Aadra Bhatt and Bonnie Gunn receive G. Philip Manire Graduate Student Excellence in Research Awards

The Department of Microbiology and Immunology is pleased to announce that Aadra Bhatt, a graduate student in Blossom Damania's lab, and Bonnie Gunn, a graduate student in Mark Heise’s lab, are the 2012 G. Philip Manire Graduate Student Excellence in Research Award recipients...

The Department of Microbiology and Immunology is pleased to announce that Aadra Bhatt, a graduate student in Blossom Damania's lab, and Bonnie Gunn, a graduate student in Mark Heise’s lab, are the 2012 G. Philip Manire Graduate Student Excellence in Research Award recipients.

Aadra’s doctoral work is focused on how Kaposi’s sarcoma-associated herpesvirus (KSHV) is associated with human cancer. She discovered that KSHV highly upregulates the PI3K/Akt/mTOR signaling pathway in KSHV-associated cancers, including primary effusion lymphoma, a subset of non-Hodgkin lymphoma. Aadra also tested a number of inhibitors of this pathway for their efficacy against primary effusion lymphoma using in vitro and in vivo model systems. A dual kinase inhibitor that was effective in these models will soon be tested in a clinical trial. Aadra has also been studying dysregulation of glycolysis and fatty acid synthesis pathways in non-Hodgkin lymphomas, and this work is in press at PNAS.

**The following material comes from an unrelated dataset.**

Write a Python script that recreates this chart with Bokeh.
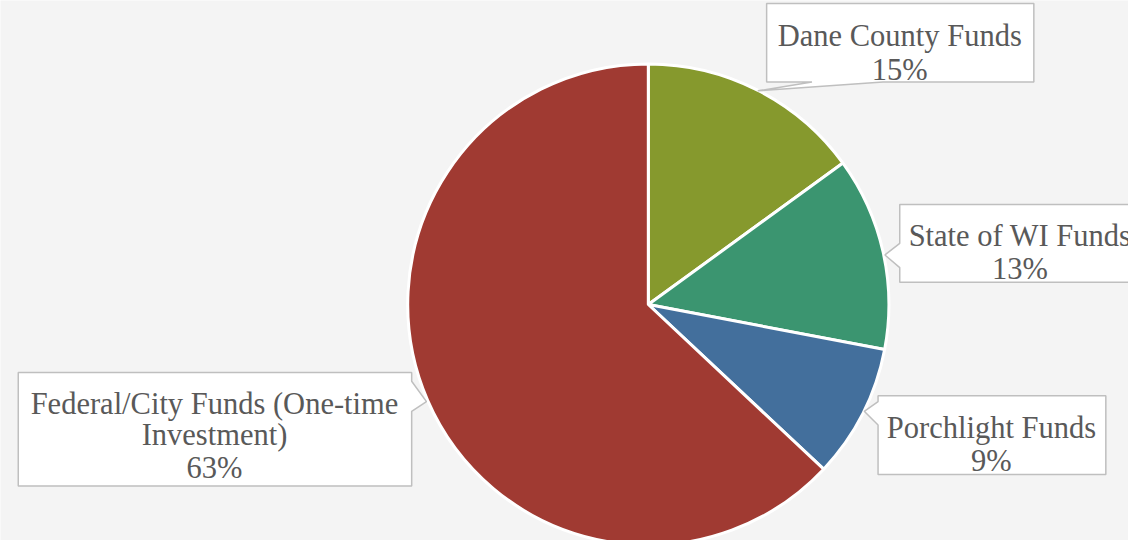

Bonnie's dissertation research project focuses on the role of N-linked glycans, present on viral glycoproteins, in modulating alphavirus-induced inflammatory arthritis. Using a combination of molecular virology and an in vivo pathogenesis model, she demonstrated that the mannose binding lectin (MBL) pathway was solely responsible for Ross River virus-induced complement activation and disease. This is a surprising result, since the MBL pathway has previously been considered to be protective against viral infection. It is also important since it provides a basis for the development of therapeutic interventions since no therapies or vaccines currently exist for this and related alphaviruses.

The Manire awards for the most significant and impressive doctoral research projects are given in memory of Dr. Phil Manire, recognizing his dedication to the University of North Carolina and to the Department of Microbiology & Immunology, as well as his love of graduate education and research.